* START *

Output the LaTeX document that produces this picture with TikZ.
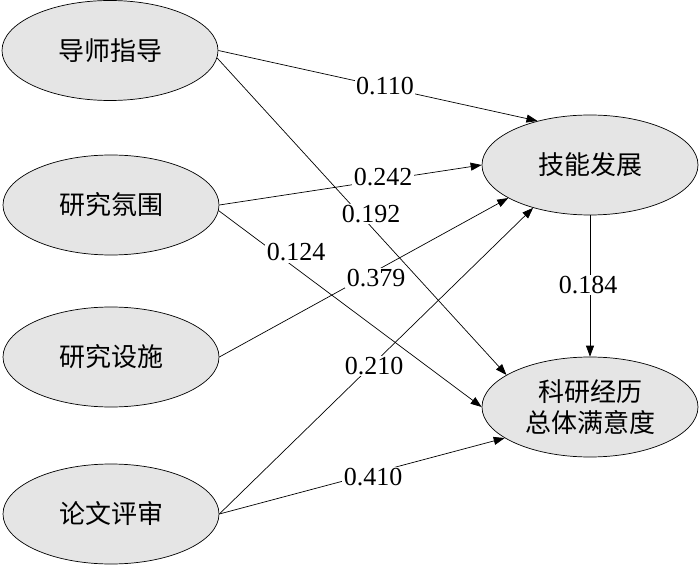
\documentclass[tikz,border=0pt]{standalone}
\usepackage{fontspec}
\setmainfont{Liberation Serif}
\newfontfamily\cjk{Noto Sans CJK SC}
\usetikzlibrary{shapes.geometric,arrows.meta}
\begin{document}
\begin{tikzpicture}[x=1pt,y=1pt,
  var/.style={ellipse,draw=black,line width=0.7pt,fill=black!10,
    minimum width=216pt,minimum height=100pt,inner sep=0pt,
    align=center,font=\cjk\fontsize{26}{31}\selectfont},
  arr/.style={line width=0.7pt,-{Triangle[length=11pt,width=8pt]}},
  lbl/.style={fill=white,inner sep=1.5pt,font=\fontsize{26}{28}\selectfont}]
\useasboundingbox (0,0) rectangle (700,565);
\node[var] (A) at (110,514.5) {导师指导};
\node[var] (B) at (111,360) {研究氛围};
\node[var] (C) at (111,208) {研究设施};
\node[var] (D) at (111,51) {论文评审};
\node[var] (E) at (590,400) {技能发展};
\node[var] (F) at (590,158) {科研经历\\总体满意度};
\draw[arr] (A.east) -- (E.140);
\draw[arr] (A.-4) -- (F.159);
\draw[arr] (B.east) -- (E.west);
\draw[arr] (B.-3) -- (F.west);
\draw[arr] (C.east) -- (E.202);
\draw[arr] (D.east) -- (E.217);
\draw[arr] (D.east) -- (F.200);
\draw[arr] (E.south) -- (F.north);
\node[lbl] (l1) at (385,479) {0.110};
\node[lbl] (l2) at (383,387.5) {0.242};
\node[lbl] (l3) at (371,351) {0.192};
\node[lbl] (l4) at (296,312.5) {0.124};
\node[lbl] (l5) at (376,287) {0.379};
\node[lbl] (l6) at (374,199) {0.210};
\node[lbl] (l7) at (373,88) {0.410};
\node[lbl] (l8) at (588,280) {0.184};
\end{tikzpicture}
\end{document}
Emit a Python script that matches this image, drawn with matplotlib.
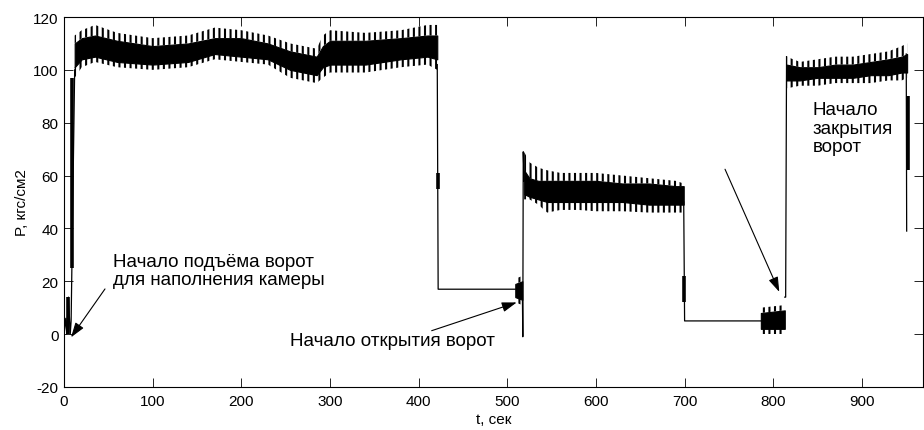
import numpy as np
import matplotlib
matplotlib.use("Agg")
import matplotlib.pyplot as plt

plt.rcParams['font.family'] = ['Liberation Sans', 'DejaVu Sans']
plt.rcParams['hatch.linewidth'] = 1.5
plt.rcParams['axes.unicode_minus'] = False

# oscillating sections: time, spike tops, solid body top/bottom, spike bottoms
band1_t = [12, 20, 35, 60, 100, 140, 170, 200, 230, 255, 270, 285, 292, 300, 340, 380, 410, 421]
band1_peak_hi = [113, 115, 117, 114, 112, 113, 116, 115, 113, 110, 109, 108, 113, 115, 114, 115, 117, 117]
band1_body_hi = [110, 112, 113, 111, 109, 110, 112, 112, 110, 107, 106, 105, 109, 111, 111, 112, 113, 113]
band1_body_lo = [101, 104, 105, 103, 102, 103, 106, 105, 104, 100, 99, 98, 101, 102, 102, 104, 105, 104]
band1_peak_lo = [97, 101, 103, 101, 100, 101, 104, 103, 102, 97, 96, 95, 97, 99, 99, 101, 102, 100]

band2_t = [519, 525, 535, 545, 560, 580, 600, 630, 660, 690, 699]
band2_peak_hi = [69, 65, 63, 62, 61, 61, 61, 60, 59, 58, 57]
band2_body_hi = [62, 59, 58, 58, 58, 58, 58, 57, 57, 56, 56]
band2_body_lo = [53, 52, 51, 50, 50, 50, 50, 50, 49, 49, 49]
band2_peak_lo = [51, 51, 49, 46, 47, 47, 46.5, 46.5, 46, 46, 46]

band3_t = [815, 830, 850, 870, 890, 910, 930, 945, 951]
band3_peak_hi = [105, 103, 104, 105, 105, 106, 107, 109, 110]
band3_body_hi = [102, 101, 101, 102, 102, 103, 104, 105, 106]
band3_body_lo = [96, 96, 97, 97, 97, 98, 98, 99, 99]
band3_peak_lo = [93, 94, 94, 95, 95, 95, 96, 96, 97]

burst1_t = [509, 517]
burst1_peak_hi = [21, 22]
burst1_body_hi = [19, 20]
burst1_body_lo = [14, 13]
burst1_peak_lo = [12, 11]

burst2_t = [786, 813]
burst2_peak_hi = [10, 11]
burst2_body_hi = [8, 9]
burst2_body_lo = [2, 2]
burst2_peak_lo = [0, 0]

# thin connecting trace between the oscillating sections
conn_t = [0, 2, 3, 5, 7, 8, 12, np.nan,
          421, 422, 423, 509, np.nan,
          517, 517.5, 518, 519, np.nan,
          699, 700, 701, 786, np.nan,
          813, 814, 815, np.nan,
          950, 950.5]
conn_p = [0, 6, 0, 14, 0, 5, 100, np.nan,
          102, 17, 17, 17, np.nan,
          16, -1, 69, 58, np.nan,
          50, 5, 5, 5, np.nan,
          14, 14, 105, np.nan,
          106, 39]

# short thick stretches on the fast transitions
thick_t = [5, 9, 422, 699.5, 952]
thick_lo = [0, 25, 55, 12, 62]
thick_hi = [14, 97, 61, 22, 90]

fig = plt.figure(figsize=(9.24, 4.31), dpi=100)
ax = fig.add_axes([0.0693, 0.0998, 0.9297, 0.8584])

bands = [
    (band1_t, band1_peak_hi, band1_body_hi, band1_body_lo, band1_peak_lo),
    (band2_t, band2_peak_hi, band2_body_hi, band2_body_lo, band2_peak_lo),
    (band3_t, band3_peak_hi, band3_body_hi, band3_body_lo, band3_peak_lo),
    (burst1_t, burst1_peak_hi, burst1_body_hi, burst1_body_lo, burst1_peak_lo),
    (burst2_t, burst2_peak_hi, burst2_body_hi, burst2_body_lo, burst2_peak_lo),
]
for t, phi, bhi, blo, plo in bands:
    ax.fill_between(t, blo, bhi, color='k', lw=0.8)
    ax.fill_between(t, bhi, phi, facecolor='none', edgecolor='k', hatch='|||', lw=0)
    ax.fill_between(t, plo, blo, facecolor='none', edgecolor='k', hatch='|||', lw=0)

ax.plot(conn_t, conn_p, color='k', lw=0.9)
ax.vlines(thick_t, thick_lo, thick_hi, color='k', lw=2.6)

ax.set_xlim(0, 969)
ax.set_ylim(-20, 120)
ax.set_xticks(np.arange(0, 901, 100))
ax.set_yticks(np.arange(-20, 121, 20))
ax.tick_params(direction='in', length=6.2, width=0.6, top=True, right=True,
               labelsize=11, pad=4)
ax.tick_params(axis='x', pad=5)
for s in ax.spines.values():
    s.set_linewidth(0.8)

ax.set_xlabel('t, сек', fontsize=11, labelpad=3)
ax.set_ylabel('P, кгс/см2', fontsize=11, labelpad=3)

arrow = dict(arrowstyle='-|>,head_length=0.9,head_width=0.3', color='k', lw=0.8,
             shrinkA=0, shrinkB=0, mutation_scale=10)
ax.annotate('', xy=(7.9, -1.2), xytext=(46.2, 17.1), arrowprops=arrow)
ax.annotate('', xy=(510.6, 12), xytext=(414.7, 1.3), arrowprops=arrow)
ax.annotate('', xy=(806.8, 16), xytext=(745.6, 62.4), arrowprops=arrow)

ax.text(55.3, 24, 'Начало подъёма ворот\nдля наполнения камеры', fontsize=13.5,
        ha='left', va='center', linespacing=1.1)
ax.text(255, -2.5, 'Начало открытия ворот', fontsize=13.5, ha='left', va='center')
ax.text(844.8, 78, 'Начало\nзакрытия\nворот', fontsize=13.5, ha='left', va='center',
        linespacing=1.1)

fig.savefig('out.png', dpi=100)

* END *

## GIVEN REQUEST
Retype each record exactly as it stands, but do not include the pictures.

## WRITTEN RESPONSE
Output the LaTeX document that produces this picture with TikZ.
\documentclass[tikz,border=0pt]{standalone}
\usepackage{fontspec}
\setmainfont{Liberation Serif}
\newfontfamily\cjk{Noto Sans CJK SC}
\usetikzlibrary{shapes.geometric,arrows.meta}
\begin{document}
\begin{tikzpicture}[x=1pt,y=1pt,
  var/.style={ellipse,draw=black,line width=0.7pt,fill=black!10,
    minimum width=216pt,minimum height=100pt,inner sep=0pt,
    align=center,font=\cjk\fontsize{26}{31}\selectfont},
  arr/.style={line width=0.7pt,-{Triangle[length=11pt,width=8pt]}},
  lbl/.style={fill=white,inner sep=1.5pt,font=\fontsize{26}{28}\selectfont}]
\useasboundingbox (0,0) rectangle (700,565);
\node[var] (A) at (110,514.5) {导师指导};
\node[var] (B) at (111,360) {研究氛围};
\node[var] (C) at (111,208) {研究设施};
\node[var] (D) at (111,51) {论文评审};
\node[var] (E) at (590,400) {技能发展};
\node[var] (F) at (590,158) {科研经历\\总体满意度};
\draw[arr] (A.east) -- (E.140);
\draw[arr] (A.-4) -- (F.159);
\draw[arr] (B.east) -- (E.west);
\draw[arr] (B.-3) -- (F.west);
\draw[arr] (C.east) -- (E.202);
\draw[arr] (D.east) -- (E.217);
\draw[arr] (D.east) -- (F.200);
\draw[arr] (E.south) -- (F.north);
\node[lbl] (l1) at (385,479) {0.110};
\node[lbl] (l2) at (383,387.5) {0.242};
\node[lbl] (l3) at (371,351) {0.192};
\node[lbl] (l4) at (296,312.5) {0.124};
\node[lbl] (l5) at (376,287) {0.379};
\node[lbl] (l6) at (374,199) {0.210};
\node[lbl] (l7) at (373,88) {0.410};
\node[lbl] (l8) at (588,280) {0.184};
\end{tikzpicture}
\end{document}
Emit a Python script that matches this image, drawn with matplotlib.
import numpy as np
import matplotlib
matplotlib.use("Agg")
import matplotlib.pyplot as plt

plt.rcParams['font.family'] = ['Liberation Sans', 'DejaVu Sans']
plt.rcParams['hatch.linewidth'] = 1.5
plt.rcParams['axes.unicode_minus'] = False

# oscillating sections: time, spike tops, solid body top/bottom, spike bottoms
band1_t = [12, 20, 35, 60, 100, 140, 170, 200, 230, 255, 270, 285, 292, 300, 340, 380, 410, 421]
band1_peak_hi = [113, 115, 117, 114, 112, 113, 116, 115, 113, 110, 109, 108, 113, 115, 114, 115, 117, 117]
band1_body_hi = [110, 112, 113, 111, 109, 110, 112, 112, 110, 107, 106, 105, 109, 111, 111, 112, 113, 113]
band1_body_lo = [101, 104, 105, 103, 102, 103, 106, 105, 104, 100, 99, 98, 101, 102, 102, 104, 105, 104]
band1_peak_lo = [97, 101, 103, 101, 100, 101, 104, 103, 102, 97, 96, 95, 97, 99, 99, 101, 102, 100]

band2_t = [519, 525, 535, 545, 560, 580, 600, 630, 660, 690, 699]
band2_peak_hi = [69, 65, 63, 62, 61, 61, 61, 60, 59, 58, 57]
band2_body_hi = [62, 59, 58, 58, 58, 58, 58, 57, 57, 56, 56]
band2_body_lo = [53, 52, 51, 50, 50, 50, 50, 50, 49, 49, 49]
band2_peak_lo = [51, 51, 49, 46, 47, 47, 46.5, 46.5, 46, 46, 46]

band3_t = [815, 830, 850, 870, 890, 910, 930, 945, 951]
band3_peak_hi = [105, 103, 104, 105, 105, 106, 107, 109, 110]
band3_body_hi = [102, 101, 101, 102, 102, 103, 104, 105, 106]
band3_body_lo = [96, 96, 97, 97, 97, 98, 98, 99, 99]
band3_peak_lo = [93, 94, 94, 95, 95, 95, 96, 96, 97]

burst1_t = [509, 517]
burst1_peak_hi = [21, 22]
burst1_body_hi = [19, 20]
burst1_body_lo = [14, 13]
burst1_peak_lo = [12, 11]

burst2_t = [786, 813]
burst2_peak_hi = [10, 11]
burst2_body_hi = [8, 9]
burst2_body_lo = [2, 2]
burst2_peak_lo = [0, 0]

# thin connecting trace between the oscillating sections
conn_t = [0, 2, 3, 5, 7, 8, 12, np.nan,
          421, 422, 423, 509, np.nan,
          517, 517.5, 518, 519, np.nan,
          699, 700, 701, 786, np.nan,
          813, 814, 815, np.nan,
          950, 950.5]
conn_p = [0, 6, 0, 14, 0, 5, 100, np.nan,
          102, 17, 17, 17, np.nan,
          16, -1, 69, 58, np.nan,
          50, 5, 5, 5, np.nan,
          14, 14, 105, np.nan,
          106, 39]

# short thick stretches on the fast transitions
thick_t = [5, 9, 422, 699.5, 952]
thick_lo = [0, 25, 55, 12, 62]
thick_hi = [14, 97, 61, 22, 90]

fig = plt.figure(figsize=(9.24, 4.31), dpi=100)
ax = fig.add_axes([0.0693, 0.0998, 0.9297, 0.8584])

bands = [
    (band1_t, band1_peak_hi, band1_body_hi, band1_body_lo, band1_peak_lo),
    (band2_t, band2_peak_hi, band2_body_hi, band2_body_lo, band2_peak_lo),
    (band3_t, band3_peak_hi, band3_body_hi, band3_body_lo, band3_peak_lo),
    (burst1_t, burst1_peak_hi, burst1_body_hi, burst1_body_lo, burst1_peak_lo),
    (burst2_t, burst2_peak_hi, burst2_body_hi, burst2_body_lo, burst2_peak_lo),
]
for t, phi, bhi, blo, plo in bands:
    ax.fill_between(t, blo, bhi, color='k', lw=0.8)
    ax.fill_between(t, bhi, phi, facecolor='none', edgecolor='k', hatch='|||', lw=0)
    ax.fill_between(t, plo, blo, facecolor='none', edgecolor='k', hatch='|||', lw=0)

ax.plot(conn_t, conn_p, color='k', lw=0.9)
ax.vlines(thick_t, thick_lo, thick_hi, color='k', lw=2.6)

ax.set_xlim(0, 969)
ax.set_ylim(-20, 120)
ax.set_xticks(np.arange(0, 901, 100))
ax.set_yticks(np.arange(-20, 121, 20))
ax.tick_params(direction='in', length=6.2, width=0.6, top=True, right=True,
               labelsize=11, pad=4)
ax.tick_params(axis='x', pad=5)
for s in ax.spines.values():
    s.set_linewidth(0.8)

ax.set_xlabel('t, сек', fontsize=11, labelpad=3)
ax.set_ylabel('P, кгс/см2', fontsize=11, labelpad=3)

arrow = dict(arrowstyle='-|>,head_length=0.9,head_width=0.3', color='k', lw=0.8,
             shrinkA=0, shrinkB=0, mutation_scale=10)
ax.annotate('', xy=(7.9, -1.2), xytext=(46.2, 17.1), arrowprops=arrow)
ax.annotate('', xy=(510.6, 12), xytext=(414.7, 1.3), arrowprops=arrow)
ax.annotate('', xy=(806.8, 16), xytext=(745.6, 62.4), arrowprops=arrow)

ax.text(55.3, 24, 'Начало подъёма ворот\nдля наполнения камеры', fontsize=13.5,
        ha='left', va='center', linespacing=1.1)
ax.text(255, -2.5, 'Начало открытия ворот', fontsize=13.5, ha='left', va='center')
ax.text(844.8, 78, 'Начало\nзакрытия\nворот', fontsize=13.5, ha='left', va='center',
        linespacing=1.1)

fig.savefig('out.png', dpi=100)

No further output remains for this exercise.